A realidade das escolas estaduais
000
Fui Professor Eventual de Matemática em diversas Escolas Estaduais na capital do Estado de São Paulo assim que terminei a Licenciatura Plena em Matemática. Uma das exigências para ter tal diploma era ministrar ou acompanhar aulas de Matemática e, terminada a carga horária mínima, por lá mesmo fiquei como Professor Eventual.
Uma vez que tinha que elaborar um trabalho de conclusão de curso, permaneci por lá, na primeira Escola, por mais de seis meses. Qualquer Professor Efetivo que porventura faltasse era, então, por mim substituído. Os alunos não entendiam como na aula de História ou Português, por exemplo, podia entrar um Professor de Matemática no lugar e pretender ensinar Matemática (uma das matérias mais odiadas pelos discentes). Tentei convencê-los de que era uma oportunidade única poder tirar possíveis dúvidas ou ouvir uma explicação do mesmo capítulo por outro ponto de vista ou forma de apresentação, mas nada surtia efeito.
Na cabeça dos alunos, se um professor faltou, por qualquer motivo que seja, eles deveriam ter o direito de fazer algazarra, se possível na quadra de esportes. Afinal iam passar de ano de qualquer forma e suas refeições estavam asseguradas, então, para que prestar atenção num Professor que nem era o deles.
Como tudo na vida tem dois lados e Isaac Newton talvez não imaginasse a extensão da sua terceira Lei, pedi licença ao Coordenador Pedagógico para experimentar usar de jogos em sala de aula. Afinal, por mais incrível que possa parecer, a grande maioria dos alunos de segundo grau não sabia localizar um ponto no plano cartesiano e como meu caderno de notas continha em suas primeiras páginas este joguinho, pensei na possibilidade de, por meio dele, ensinar a localização dos pontos no plano. Assim, aliadas a minha vontade de ensinar e a dos alunos de brincar, comecei a alinhavar o que hoje é uma parte do meu projeto de dissertação. Até alguns alunos vieram felizes me contar que estavam aprendendo a dominar este jogo.
Neste ínterim, fiquei sabendo de outra escola da região onde realmente havia necessidade de um substituto na área de Exatas e pedi à Diretora para mudar de estabelecimento de ensino. Encontrei nesta nova escola um problema ainda maior; a rebeldia era tanta que até jurado de morte eu fui e, belo dia, enquanto escrevia na lousa a matéria da aula, jogaram-me na cabeça um vidro de corretivo branco aberto.

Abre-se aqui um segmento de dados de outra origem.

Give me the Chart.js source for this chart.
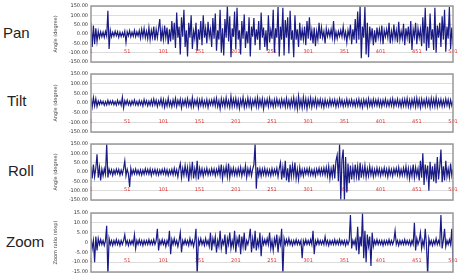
<!DOCTYPE html>
<html>
<head>
<meta charset="utf-8">
<script src="https://cdn.jsdelivr.net/npm/chart.js@4"></script>
<style>
  body { margin: 0; background: #fff; }
  #wrap { position: relative; width: 458px; height: 278px; overflow: hidden; }
  canvas { position: absolute; left: 0; }
  .name { position: absolute; font-family: "Liberation Sans", Arial, sans-serif; font-size: 15px; color: #222; line-height: 16px; }
</style>
</head>
<body>
<div id="wrap">
  <div class="name" style="left:3px;top:25px">Pan</div>
  <div class="name" style="left:7px;top:93px">Tilt</div>
  <div class="name" style="left:8px;top:163px">Roll</div>
  <div class="name" style="left:6px;top:234px">Zoom</div>
  <canvas id="pan-chart" style="top:0px"></canvas>
  <canvas id="tilt-chart" style="top:68px"></canvas>
  <canvas id="roll-chart" style="top:138px"></canvas>
  <canvas id="zoom-chart" style="top:206px"></canvas>
</div>
<script>
// tick labels
const xTickLabels = ['1', '51', '101', '151', '201', '251', '301', '351', '401', '451', '501'];
const angleTicks = ['150.00', '100.00', '50.00', '0.00', '-50.00', '-100.00', '-150.00'];
const zoomTicks = ['15.00', '10.00', '5.00', '0', '-5.00', '-10.00', '-15.00'];

// samples (301 per panel)
const panValues = [
    60, -70, 45, -55, 30, -40, 15, -20, 12, -15, 10, -18, 14, -12, 125, -80, 20, -15, 10, -12,
    15, -10, 12, -18, 10, -14, 8, -12, 15, -45, 12, -10, 18, -15, 10, -12, 20, -14, 12, -10,
    18, -22, 25, -15, 30, -20, 15, -25, 35, -30, 20, -18, 40, -35, 25, -20, 30, 80, -40, 25,
    -30, 45, -20, 35, -55, 25, -40, 70, -30, 60, -75, 115, -20, 40, -110, 90, -15, 130, -70, 20,
    -120, 60, -20, 100, -80, 15, -25, 60, -90, 25, -30, 70, -60, 100, -20, 30, -50, 65, -15, 25,
    -70, 85, -25, 110, -90, 20, -30, 130, -100, 30, -115, 80, -20, 150, -40, 95, -125, 30, -15, 120,
    -80, 140, -30, 20, -110, 70, -25, 105, -75, 15, -50, 90, -120, 40, -15, 85, -60, 25, -30, 70,
    -85, 115, -20, 35, -70, 20, -90, 100, -45, 20, -25, 130, -100, 30, -20, 145, -120, 40, -30, 140,
    -115, 75, -20, 90, -105, 125, -30, 20, -125, 100, -30, 25, -70, 60, -35, 25, -30, 40, -60, 70,
    -25, 90, -35, 20, -50, 35, -65, 15, -30, 60, -25, 35, -20, 15, -50, 30, -12, 20, -15, 25,
    -20, 70, -30, 12, -25, 15, -12, 20, -15, 40, -20, 12, -45, 20, -15, 50, -55, 25, -30, 80,
    -50, 120, -30, 150, -130, 40, -20, 145, -110, 60, -125, 40, -25, 30, -60, 20, -45, 35, -20, 25,
    -30, 45, -55, 20, -15, 25, -20, 60, -50, 15, -30, 50, -25, 20, -45, 65, -30, 15, -25, 55,
    -60, 30, -20, 40, -50, 70, -85, 25, -15, 60, -55, 30, -20, 25, -65, 90, -50, 140, -90, 40,
    -75, 110, -30, 25, -85, 140, -100, 45, -20, 60, -70, 95, -30, 130, -95, 40, -25, 145, -80, 35,
    -60
];
const tiltValues = [
    25, -20, 28, -15, 22, -18, 10, -8, 12, -6, 9, -12, 7, -10, 14, -8, 10, -6, 12, -9,
    8, -11, 14, -7, 10, -12, 30, -25, 12, -8, 15, -10, 9, -13, 11, -7, 16, -10, 8, -12,
    13, -9, 10, -15, 18, -8, 12, -14, 9, -11, 16, -12, 20, -10, 14, -18, 11, -9, 22, -15,
    18, -22, 12, -16, 25, -14, 10, -20, 16, -12, 24, -18, 14, -10, 20, -25, 15, -12, 18, -16,
    22, -15, 12, -20, 28, -18, 14, -11, 19, -24, 16, -13, 21, -17, 12, -15, 18, -22, 14, -10,
    16, -12, 20, -15, 25, -18, 12, -30, 22, -14, 18, -20, 28, -16, 13, -22, 35, -18, 20, -15,
    24, -20, 16, -28, 18, -12, 30, -22, 14, -18, 26, -16, 20, -25, 15, -12, 22, -18, 28, -20,
    18, -15, 22, -30, 16, -12, 20, -18, 25, -14, 12, -20, 18, -16, 22, -12, 15, -18, 20, -14,
    16, -20, 25, -18, 14, -22, 20, -15, 28, -24, 18, -30, 35, -20, 16, -25, 30, -18, 22, -28,
    20, -16, 26, -22, 18, -14, 24, -20, 16, -12, 20, -18, 14, -22, 18, -15, 12, -16, 20, -14,
    15, -12, 18, -20, 14, -16, 22, -12, 16, -18, 12, -14, 20, -16, 14, -12, 18, -15, 12, -18,
    16, -14, 20, -18, 14, -22, 18, -12, 16, -20, 22, -15, 14, -18, 20, -12, 16, -14, 18, -16,
    14, -18, 16, -12, 20, -15, 12, -16, 18, -14, 22, -18, 15, -12, 20, -16, 14, -20, 18, -15,
    20, -16, 24, -18, 16, -22, 18, -14, 22, -20, 25, -16, 18, -24, 20, -15, 16, -18, 22, -14,
    18, -22, 25, -16, 20, -18, 28, -20, 16, -14, 20, -18, 14, -16, 22, -12, 18, -20, 16, -14,
    12
];
const rollValues = [
    30, -35, 40, -25, 20, 95, -30, 25, -45, 15, -20, 18, -12, 150, -30, 15, -10, 12, -18, 10,
    -12, 15, -8, 14, -16, 10, -12, 18, 60, -20, 15, -10, -80, 20, -14, 12, -10, 16, -12, 10,
    -14, 12, -16, 10, -12, 18, -10, 14, -12, 16, -18, 12, -10, 15, -14, 12, -16, 10, -12, 14,
    -10, 16, -14, 12, -18, 10, -12, 14, -16, 20, -14, 12, -25, 18, 45, -30, 20, -18, 35, -15,
    25, -50, 30, -20, 55, -35, 18, -25, 60, -40, 20, -15, 18, -22, 14, -12, 20, -16, 12, -14,
    18, -12, 16, -20, 14, -12, 25, -18, 40, -35, 20, -15, 30, -25, 45, -30, 18, -14, 22, -16,
    15, -18, 20, -14, 25, -22, 16, -12, 35, -28, 18, -15, 22, -20, 16, 40, 150, -90, 25, -20,
    18, -22, 16, -14, 20, -18, 14, -16, 12, -20, 18, -15, 14, -12, 20, -25, 18, 50, -40, 25,
    -30, 60, -45, 20, -55, 40, -25, 35, -20, 50, -35, 15, -40, 25, -18, 14, -22, 16, -12, 18,
    -14, 20, -16, 12, -18, 14, -22, 16, -12, 20, -15, 18, -14, 22, -16, 25, -20, 30, -35, 18,
    -25, 40, -35, 60, 90, -50, 150, -150, 70, 120, -150, 80, -110, 45, -60, 35, -40, 25, -30, 40,
    -25, 30, -45, 50, -30, 25, -20, 35, -28, 18, -22, 30, -16, 20, -25, 14, -18, 22, -15, 18,
    -20, 16, -14, 22, -18, 15, -25, 20, -16, 14, -22, 18, -12, 20, -16, 25, -20, 14, -18, 22,
    -16, 30, -25, 20, -35, 18, -22, 40, -30, 25, -20, 18, -45, 60, -30, 100, -70, 40, -25, 35,
    -100, 55, -40, 30, -50, 45, -60, 80, -40, 25, 120, -55, 30, -45, 60, -25, 18, -30, 45, -20,
    15
];
const zoomValues = [
    2, -3, 1, -10, 3, -4, 2, -1, 1.5, -1, 1, -1.5, 1, 8.5, -17, 2, -1, 1, -1.5, 1,
    -1, 1.5, -1, 1, -1.5, 1, -1, 1, 4, -1, 1, -1.5, 1, -1, 1, -1, 4, -3, 1, -1,
    1.5, -1, 1, -1.5, 1, -1, 1, -1, 1.5, -1, 1, -1, 1.5, -1, 1, 7, -4, 1, -1, 1.5,
    -1, 1, -2, 1, -1, 6, -6, 1.5, -1, 2, -1, 1, -2, 1, 5, -5, 1, -1, 1.5, -1,
    1, -1.5, 2, -1, 1, -2, 1, 7, -17, 1.5, -1, 2, -1, 1, -1.5, 2, -1, 1, -2, 5,
    -4, 2, -1, 3, -5, 1, -2, 6, -3, 1, -1, 4, -6, 2, -1, 5, -3, 1, -2, 6,
    -5, 2, -1, 4, -6, 3, -2, 5, -4, 1, -1, 2, 7, -5, 2, -3, 6, -4, 1, -2,
    5, -7, 2, -1, 1.5, -1, 2, -1, 5, -3, 1, -4, 2, -1, 4, -5, 2, -1, 7, -17,
    2, -1, 1.5, -1, 2, -1, 1, -1.5, 1, -1, 1.5, -1, 1, -1, 1, -8, 1, -1, 1.5, -1,
    1, -1, 1.5, -1, 6, -6, 1, -1, 1.5, -1, 1, -1, 1, -1, 3, -1, 1, -1.5, 1, -1,
    1, -1, 1.5, -1, 1, -1, 1.5, -1, 1, -1, 1, -1.5, 1, -1, 1, 14, -3, 1, -1, 1.5,
    -4, 8, -6, 3, -2, 15, -8, 6, -10, 4, -2, 3, -12, 5, -2, 1, -1, 1.5, -1, 1,
    -1, 1, -1.5, 1, -1, 1, -1, 1.5, -1, 1, -1, 1, 6, -1, 1, -1.5, 1, -1, 1, -1,
    1.5, -1, 1, -1, 1, -1.5, 1, -1, 10, -4, 2, -1, 1, 5, -3, 1, -2, 7, -1, -17,
    2, -1, 1, -1.5, 1, -1, 2, -1, 1, -1, 14, -3, 1, 7, -2, 1, -1, 1.5, -1, 7,
    -10
];

const frame = {
    id: 'frame',
    afterDraw(chart) {
        const a = chart.chartArea;
        const ctx = chart.ctx;
        ctx.save();
        ctx.strokeStyle = '#999';
        ctx.lineWidth = 1.5;
        ctx.strokeRect(a.left, a.top, a.right - a.left, a.bottom - a.top);
        ctx.restore();
    }
};

function makePanel(id, values, h, pad, range, yTicks, title, xAt) {
    const canvas = document.getElementById(id);
    canvas.width = 458;
    canvas.height = h;
    canvas.style.width = '458px';
    canvas.style.height = h + 'px';
    const points = values.map((v, i) => ({ x: i, y: v }));
    return new Chart(canvas, {
        type: 'line',
        data: {
            datasets: [{
                data: points,
                borderColor: '#1a1a84',
                borderWidth: 1.2,
                pointRadius: 0,
                tension: 0
            }]
        },
        options: {
            responsive: false,
            animation: false,
            events: [],
            layout: { padding: { left: 52, right: 5, top: pad[0], bottom: pad[1] } },
            plugins: { legend: { display: false }, tooltip: { enabled: false } },
            scales: {
                x: {
                    type: 'linear',
                    min: 0,
                    max: values.length - 1,
                    position: { y: xAt },
                    grid: { display: false },
                    border: { display: false },
                    ticks: {
                        stepSize: 30,
                        autoSkip: false,
                        maxRotation: 0,
                        padding: 0,
                        color: '#e03030',
                        font: { size: 5, family: 'DejaVu Sans' },
                        callback: (v) => xTickLabels[Math.round(v / 30)]
                    }
                },
                y: {
                    min: -range,
                    max: range,
                    afterFit: (scale) => { scale.width = 39; },
                    grid: { color: '#dcdcdc', drawTicks: false },
                    border: { display: false },
                    title: {
                        display: true,
                        text: title,
                        color: '#444',
                        padding: 1,
                        font: { size: 5, family: 'DejaVu Sans' }
                    },
                    ticks: {
                        stepSize: range / 3,
                        autoSkip: false,
                        padding: 3,
                        color: '#333',
                        font: { size: 5, family: 'DejaVu Sans' },
                        callback: (v) => yTicks[3 - Math.round(v / (range / 3))]
                    }
                }
            }
        },
        plugins: [frame]
    });
}

makePanel('pan-chart', panValues, 68, [5, 5], 150, angleTicks, 'Angle (degree)', -38);
makePanel('tilt-chart', tiltValues, 70, [6, 5], 150, angleTicks, 'Angle (degree)', -38);
makePanel('roll-chart', rollValues, 68, [4, 5], 150, angleTicks, 'Angle (degree)', -38);
makePanel('zoom-chart', zoomValues, 72, [7, 6], 15, zoomTicks, 'Zoom ratio (step)', -3.5);
</script>
</body>
</html>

Poderia ter machucado muito fisicamente, porém, minha cabeça e a malha que trajava ficaram completamente manchadas, manchas estas laváveis, porém, não o meu orgulho. Escrevi uma carta à diretora historiando o acontecido e enumerando os diversos crimes ali cometidos: desrespeito a funcionário público no comprimento de seu dever, conluio, formação de quadrilha, etc. Pedi, então, meu desligamento da instituição e, por sorte, uma das professoras da primeira escola me convidou a substituir uma colega que estava com a mãe muito enferma e eram aulas para E.J.A.
Na hora fiquei feliz por estar substituindo uma professora que realmente necessitava se afastar por certo período, era de Matemática e sendo para jovens e adultos achei que aqueles que trabalharam todo o dia e ainda iam estudar à noite teriam todo o interesse em aprender. Ledo engano. Não é que até pacotinhos de entorpecentes eu vi serem contados sobre a carteira. O desrespeito era tamanho que belo dia uma moça veio gritando de dedo em riste para mim. Sentindo-me impotente e triste, desisti de dar aulas eventuais para escolas do Estado.
Para não me envolver em política e gritar contra a progressão continuada, retornei novamente aos estudos. Usando dos ensinamentos da nossa bela LDB, multidisciplinarmente a estudos de psicologia cognitiva, pedagogia e outros para preparar-me para apresentar um projeto de mestrado em Ensino de Matemática que ainda me falta para poder ministrar aulas no terceiro grau e, quiçá, preparar nossos novos professores para esta sórdida realidade que senti na própria carne.
Como diz o velho ditado: “A esperança é a última que morre!”